PROBLEM STATEMENT: Find every line with the string "this" in it, count them, and reply with that count only.

STORED RECORDS:
** begin **

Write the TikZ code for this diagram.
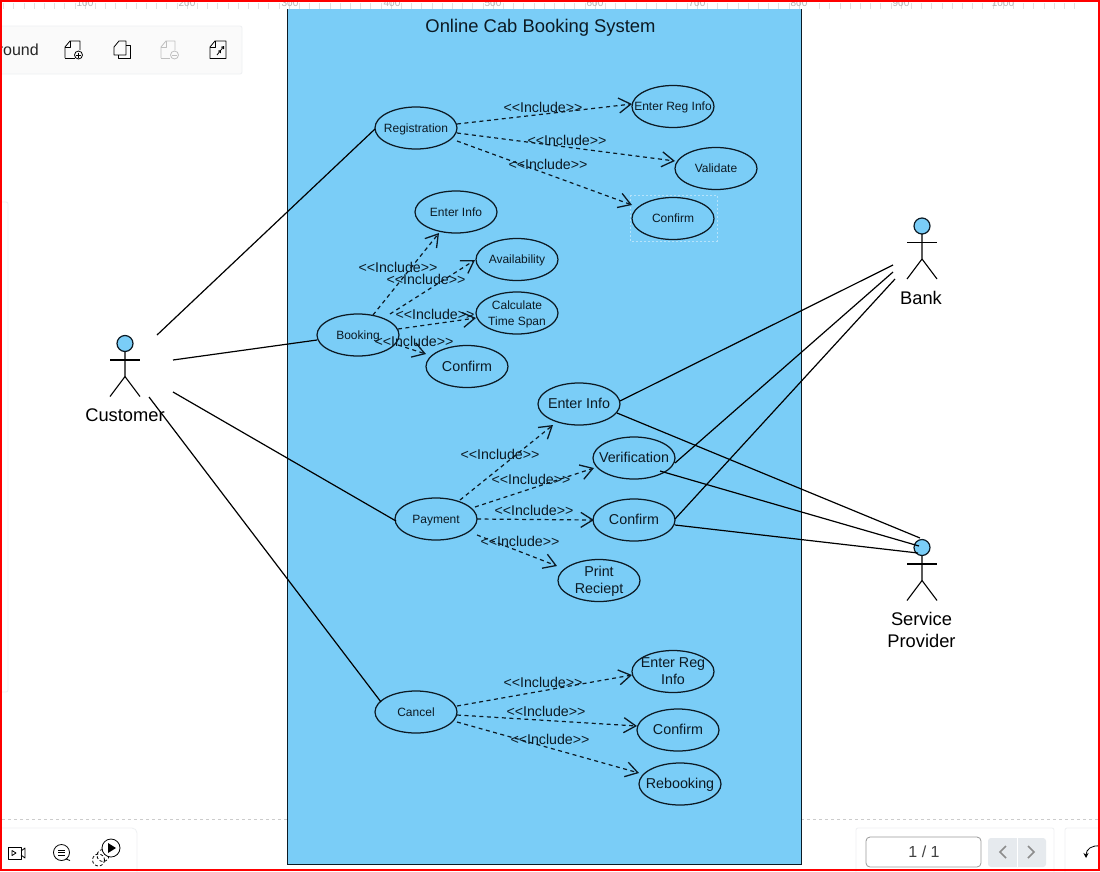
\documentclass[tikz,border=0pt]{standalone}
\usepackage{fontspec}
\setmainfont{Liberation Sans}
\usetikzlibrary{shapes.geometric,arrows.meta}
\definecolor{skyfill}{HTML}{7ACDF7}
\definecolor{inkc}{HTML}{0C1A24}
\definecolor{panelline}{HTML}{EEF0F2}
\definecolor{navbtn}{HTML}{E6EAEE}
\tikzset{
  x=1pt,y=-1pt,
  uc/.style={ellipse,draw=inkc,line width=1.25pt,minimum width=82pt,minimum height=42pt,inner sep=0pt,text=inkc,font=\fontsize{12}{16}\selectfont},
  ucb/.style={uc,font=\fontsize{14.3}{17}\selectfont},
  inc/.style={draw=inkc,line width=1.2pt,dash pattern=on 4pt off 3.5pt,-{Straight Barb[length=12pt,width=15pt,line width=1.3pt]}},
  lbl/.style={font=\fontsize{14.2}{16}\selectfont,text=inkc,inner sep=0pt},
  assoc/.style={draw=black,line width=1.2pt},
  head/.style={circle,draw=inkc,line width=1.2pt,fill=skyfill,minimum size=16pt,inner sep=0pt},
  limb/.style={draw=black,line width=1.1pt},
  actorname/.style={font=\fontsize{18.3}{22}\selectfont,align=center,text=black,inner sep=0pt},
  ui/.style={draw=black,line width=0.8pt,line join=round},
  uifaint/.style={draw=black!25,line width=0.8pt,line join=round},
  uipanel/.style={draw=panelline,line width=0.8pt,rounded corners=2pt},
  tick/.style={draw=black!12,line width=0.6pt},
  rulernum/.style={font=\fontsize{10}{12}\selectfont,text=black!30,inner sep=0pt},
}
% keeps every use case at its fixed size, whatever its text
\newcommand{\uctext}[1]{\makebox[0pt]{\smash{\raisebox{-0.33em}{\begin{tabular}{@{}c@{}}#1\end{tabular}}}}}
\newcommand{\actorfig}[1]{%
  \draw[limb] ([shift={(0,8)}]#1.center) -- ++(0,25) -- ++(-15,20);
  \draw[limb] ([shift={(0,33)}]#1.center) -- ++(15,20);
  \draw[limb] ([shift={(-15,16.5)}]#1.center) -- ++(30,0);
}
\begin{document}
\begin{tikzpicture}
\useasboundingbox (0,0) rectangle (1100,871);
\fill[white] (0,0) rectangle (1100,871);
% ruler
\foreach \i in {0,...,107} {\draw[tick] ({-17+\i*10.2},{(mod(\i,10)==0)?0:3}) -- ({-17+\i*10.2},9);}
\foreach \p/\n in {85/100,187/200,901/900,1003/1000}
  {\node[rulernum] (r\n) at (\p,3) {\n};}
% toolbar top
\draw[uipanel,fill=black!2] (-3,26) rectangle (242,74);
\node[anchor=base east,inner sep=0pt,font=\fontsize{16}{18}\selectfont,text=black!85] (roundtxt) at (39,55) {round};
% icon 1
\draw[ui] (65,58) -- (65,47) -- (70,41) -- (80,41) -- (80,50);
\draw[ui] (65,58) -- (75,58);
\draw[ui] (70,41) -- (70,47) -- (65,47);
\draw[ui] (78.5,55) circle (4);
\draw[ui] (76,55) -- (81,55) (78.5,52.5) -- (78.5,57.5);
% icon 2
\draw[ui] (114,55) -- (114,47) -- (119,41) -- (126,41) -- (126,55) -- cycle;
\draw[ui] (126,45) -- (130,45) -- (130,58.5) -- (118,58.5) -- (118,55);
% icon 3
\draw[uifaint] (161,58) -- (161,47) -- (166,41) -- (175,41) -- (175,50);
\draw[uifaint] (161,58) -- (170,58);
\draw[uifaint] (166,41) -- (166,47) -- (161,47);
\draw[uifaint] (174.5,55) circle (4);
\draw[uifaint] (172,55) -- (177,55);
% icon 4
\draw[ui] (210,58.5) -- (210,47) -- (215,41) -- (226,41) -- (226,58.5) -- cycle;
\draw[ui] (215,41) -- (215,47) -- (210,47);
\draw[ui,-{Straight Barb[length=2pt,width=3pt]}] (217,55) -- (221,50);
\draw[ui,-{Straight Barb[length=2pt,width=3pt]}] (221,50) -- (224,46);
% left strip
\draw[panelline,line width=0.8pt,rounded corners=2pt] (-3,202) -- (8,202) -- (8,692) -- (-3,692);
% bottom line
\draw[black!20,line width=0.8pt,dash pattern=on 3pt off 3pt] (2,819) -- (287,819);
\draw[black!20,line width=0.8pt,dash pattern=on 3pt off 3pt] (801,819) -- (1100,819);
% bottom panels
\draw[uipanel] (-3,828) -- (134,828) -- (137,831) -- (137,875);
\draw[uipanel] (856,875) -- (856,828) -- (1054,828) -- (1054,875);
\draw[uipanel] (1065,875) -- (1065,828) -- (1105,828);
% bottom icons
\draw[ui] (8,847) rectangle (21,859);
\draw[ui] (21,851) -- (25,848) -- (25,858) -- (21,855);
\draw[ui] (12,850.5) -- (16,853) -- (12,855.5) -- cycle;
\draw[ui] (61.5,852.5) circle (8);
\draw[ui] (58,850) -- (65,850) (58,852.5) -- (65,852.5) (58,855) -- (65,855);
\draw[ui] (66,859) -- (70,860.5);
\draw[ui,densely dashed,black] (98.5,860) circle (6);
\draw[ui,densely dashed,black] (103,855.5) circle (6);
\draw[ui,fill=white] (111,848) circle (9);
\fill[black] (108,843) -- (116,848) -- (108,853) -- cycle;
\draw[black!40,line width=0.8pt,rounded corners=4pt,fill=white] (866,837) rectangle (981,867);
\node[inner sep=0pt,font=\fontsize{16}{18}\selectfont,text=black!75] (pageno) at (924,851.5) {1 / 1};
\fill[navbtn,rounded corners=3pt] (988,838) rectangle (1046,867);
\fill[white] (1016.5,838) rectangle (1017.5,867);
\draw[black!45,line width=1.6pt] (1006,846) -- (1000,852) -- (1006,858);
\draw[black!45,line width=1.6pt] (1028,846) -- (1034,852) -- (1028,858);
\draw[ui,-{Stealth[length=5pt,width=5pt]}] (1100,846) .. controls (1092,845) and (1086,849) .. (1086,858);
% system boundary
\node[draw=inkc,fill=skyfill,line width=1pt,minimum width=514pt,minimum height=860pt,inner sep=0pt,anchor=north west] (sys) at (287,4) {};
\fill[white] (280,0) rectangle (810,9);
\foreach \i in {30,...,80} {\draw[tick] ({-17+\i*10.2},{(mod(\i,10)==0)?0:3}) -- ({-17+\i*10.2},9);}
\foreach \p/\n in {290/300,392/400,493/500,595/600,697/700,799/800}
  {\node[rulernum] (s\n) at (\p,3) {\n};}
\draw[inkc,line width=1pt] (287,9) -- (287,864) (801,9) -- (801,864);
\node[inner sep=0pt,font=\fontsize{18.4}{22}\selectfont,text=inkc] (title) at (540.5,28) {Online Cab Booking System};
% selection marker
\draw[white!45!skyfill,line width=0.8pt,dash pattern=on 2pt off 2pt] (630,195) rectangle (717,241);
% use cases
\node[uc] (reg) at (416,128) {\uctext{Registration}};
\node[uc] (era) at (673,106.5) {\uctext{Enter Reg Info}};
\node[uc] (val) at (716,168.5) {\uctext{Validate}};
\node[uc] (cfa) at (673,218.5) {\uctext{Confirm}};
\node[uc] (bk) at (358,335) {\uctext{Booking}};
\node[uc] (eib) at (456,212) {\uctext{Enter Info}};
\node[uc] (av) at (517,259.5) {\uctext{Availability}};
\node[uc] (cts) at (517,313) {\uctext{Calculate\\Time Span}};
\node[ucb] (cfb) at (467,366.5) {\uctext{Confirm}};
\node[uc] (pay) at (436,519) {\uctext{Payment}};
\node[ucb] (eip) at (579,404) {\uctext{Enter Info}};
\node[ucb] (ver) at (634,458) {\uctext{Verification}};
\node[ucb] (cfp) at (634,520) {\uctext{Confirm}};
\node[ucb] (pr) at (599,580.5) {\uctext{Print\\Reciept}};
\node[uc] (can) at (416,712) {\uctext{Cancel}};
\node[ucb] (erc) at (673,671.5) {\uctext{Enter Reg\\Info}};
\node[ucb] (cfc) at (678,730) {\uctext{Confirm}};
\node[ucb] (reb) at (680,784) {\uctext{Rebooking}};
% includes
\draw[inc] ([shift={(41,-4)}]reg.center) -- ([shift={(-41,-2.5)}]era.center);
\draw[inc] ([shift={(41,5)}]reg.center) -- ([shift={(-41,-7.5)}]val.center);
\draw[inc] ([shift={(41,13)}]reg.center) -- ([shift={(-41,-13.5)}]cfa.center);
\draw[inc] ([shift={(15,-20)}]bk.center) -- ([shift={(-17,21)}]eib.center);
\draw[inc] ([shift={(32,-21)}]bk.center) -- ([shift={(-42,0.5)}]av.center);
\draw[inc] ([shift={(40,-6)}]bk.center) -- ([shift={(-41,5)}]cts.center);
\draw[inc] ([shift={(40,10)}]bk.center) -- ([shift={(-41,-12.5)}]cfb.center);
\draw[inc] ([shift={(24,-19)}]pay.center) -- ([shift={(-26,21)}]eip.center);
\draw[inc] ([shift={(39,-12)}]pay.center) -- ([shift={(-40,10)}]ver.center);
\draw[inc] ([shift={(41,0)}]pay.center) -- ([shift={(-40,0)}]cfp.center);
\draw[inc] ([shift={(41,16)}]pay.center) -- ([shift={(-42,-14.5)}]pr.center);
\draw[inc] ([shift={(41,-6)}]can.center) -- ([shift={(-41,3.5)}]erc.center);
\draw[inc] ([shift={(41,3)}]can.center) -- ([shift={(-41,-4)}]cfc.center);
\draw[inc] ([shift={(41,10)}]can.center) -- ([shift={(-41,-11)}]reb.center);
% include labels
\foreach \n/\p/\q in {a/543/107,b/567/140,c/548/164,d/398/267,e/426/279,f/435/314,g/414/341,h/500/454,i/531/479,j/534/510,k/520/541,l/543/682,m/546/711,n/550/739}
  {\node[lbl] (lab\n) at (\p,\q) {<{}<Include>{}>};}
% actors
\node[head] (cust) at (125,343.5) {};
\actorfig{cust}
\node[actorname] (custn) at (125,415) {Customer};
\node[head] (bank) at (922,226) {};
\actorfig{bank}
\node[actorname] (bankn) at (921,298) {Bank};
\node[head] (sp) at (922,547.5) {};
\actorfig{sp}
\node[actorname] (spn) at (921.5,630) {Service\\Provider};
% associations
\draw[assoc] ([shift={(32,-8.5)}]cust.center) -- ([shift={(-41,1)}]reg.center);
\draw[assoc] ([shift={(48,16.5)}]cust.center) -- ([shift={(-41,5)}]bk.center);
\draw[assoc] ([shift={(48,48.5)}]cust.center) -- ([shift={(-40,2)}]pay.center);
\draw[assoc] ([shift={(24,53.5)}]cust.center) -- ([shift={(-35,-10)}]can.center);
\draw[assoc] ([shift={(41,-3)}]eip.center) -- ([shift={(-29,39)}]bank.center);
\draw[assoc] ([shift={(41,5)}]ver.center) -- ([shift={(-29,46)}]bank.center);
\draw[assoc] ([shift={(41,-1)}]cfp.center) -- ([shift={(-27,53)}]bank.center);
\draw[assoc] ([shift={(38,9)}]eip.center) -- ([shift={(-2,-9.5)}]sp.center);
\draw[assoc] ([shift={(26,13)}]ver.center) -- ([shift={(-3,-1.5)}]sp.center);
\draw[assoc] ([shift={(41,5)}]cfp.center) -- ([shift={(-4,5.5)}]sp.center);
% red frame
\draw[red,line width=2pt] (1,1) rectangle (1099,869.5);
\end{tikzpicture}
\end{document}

** end **
** begin **

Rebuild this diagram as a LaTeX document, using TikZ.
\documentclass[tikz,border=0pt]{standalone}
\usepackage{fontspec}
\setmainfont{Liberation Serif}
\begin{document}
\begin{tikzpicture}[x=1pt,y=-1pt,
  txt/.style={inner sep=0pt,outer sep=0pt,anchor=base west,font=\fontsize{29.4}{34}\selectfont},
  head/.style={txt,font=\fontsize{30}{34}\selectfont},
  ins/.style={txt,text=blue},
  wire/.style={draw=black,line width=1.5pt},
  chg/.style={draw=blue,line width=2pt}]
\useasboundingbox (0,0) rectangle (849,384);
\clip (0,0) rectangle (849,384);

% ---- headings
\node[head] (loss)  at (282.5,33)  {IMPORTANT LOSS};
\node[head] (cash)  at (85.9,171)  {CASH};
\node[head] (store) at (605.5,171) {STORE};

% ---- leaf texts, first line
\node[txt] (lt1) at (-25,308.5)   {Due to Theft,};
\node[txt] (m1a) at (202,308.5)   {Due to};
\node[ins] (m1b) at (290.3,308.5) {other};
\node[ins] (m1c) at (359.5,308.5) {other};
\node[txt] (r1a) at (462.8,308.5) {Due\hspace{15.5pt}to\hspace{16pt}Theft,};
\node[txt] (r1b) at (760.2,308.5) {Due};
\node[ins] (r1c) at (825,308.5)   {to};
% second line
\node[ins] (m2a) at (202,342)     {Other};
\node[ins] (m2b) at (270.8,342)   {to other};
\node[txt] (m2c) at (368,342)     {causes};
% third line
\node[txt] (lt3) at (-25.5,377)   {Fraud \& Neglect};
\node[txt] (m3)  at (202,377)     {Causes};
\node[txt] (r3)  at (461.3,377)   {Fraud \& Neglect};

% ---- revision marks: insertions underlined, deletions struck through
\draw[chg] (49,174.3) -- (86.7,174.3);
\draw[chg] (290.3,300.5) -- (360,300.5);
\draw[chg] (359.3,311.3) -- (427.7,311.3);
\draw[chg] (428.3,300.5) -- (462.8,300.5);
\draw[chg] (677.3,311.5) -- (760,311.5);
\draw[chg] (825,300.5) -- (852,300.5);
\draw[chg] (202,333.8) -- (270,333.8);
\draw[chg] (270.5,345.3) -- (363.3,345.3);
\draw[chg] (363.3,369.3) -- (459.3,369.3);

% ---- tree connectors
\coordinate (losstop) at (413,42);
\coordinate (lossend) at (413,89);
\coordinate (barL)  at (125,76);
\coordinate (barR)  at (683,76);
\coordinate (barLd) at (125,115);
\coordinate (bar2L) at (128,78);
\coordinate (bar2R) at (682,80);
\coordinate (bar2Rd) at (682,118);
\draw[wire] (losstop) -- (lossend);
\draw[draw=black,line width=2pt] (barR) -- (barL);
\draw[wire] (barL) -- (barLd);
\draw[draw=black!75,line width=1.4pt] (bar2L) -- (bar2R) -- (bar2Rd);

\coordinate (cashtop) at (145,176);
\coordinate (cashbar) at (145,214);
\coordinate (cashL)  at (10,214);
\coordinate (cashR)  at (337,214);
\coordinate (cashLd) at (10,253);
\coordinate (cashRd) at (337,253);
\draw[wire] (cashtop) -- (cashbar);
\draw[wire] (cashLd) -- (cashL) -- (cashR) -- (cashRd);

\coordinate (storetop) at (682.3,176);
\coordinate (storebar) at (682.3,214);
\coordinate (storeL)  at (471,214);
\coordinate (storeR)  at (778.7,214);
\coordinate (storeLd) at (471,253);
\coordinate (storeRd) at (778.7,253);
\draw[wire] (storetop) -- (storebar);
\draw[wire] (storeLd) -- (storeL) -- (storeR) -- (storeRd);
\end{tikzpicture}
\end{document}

** end **
** begin **

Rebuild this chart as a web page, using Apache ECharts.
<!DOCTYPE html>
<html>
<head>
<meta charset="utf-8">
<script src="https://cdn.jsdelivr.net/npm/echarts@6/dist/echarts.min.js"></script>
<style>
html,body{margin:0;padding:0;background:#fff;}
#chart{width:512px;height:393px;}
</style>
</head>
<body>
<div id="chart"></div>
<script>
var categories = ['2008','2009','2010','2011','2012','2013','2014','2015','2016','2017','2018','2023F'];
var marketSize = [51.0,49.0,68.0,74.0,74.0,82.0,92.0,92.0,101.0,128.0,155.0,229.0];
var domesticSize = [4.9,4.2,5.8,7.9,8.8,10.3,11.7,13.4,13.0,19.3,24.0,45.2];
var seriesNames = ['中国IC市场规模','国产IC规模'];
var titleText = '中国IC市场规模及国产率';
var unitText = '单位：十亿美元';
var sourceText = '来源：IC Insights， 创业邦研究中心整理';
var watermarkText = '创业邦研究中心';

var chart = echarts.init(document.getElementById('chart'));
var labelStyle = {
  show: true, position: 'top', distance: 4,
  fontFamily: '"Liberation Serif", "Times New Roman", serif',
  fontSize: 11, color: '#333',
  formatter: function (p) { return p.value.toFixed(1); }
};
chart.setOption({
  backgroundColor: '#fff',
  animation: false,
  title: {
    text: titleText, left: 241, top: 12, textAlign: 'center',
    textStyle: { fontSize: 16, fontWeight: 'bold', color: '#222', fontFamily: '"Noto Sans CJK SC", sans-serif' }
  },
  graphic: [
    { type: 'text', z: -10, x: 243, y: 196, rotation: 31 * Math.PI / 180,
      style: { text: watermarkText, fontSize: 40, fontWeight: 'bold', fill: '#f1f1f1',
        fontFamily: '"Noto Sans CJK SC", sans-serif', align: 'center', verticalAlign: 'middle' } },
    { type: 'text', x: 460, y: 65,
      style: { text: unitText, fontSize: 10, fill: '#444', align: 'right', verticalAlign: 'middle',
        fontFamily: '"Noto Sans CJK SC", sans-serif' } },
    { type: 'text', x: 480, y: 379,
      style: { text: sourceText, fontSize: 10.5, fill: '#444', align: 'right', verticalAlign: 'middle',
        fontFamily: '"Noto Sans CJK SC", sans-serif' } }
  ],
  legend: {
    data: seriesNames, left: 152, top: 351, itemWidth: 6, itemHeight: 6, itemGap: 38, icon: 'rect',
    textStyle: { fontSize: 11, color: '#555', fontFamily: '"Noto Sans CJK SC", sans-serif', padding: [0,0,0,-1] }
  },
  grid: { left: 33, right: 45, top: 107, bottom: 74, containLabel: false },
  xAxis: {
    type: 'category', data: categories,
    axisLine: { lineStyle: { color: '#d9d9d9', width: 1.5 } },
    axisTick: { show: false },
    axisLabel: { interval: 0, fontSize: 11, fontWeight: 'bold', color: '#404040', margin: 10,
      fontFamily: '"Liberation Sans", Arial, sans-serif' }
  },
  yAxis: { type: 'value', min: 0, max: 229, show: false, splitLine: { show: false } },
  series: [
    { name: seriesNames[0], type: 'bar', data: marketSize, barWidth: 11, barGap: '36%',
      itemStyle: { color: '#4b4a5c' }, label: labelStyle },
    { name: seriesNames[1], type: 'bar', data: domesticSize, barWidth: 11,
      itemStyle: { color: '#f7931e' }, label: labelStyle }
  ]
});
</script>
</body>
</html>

** end **

EXERCISE SOLUTION: 3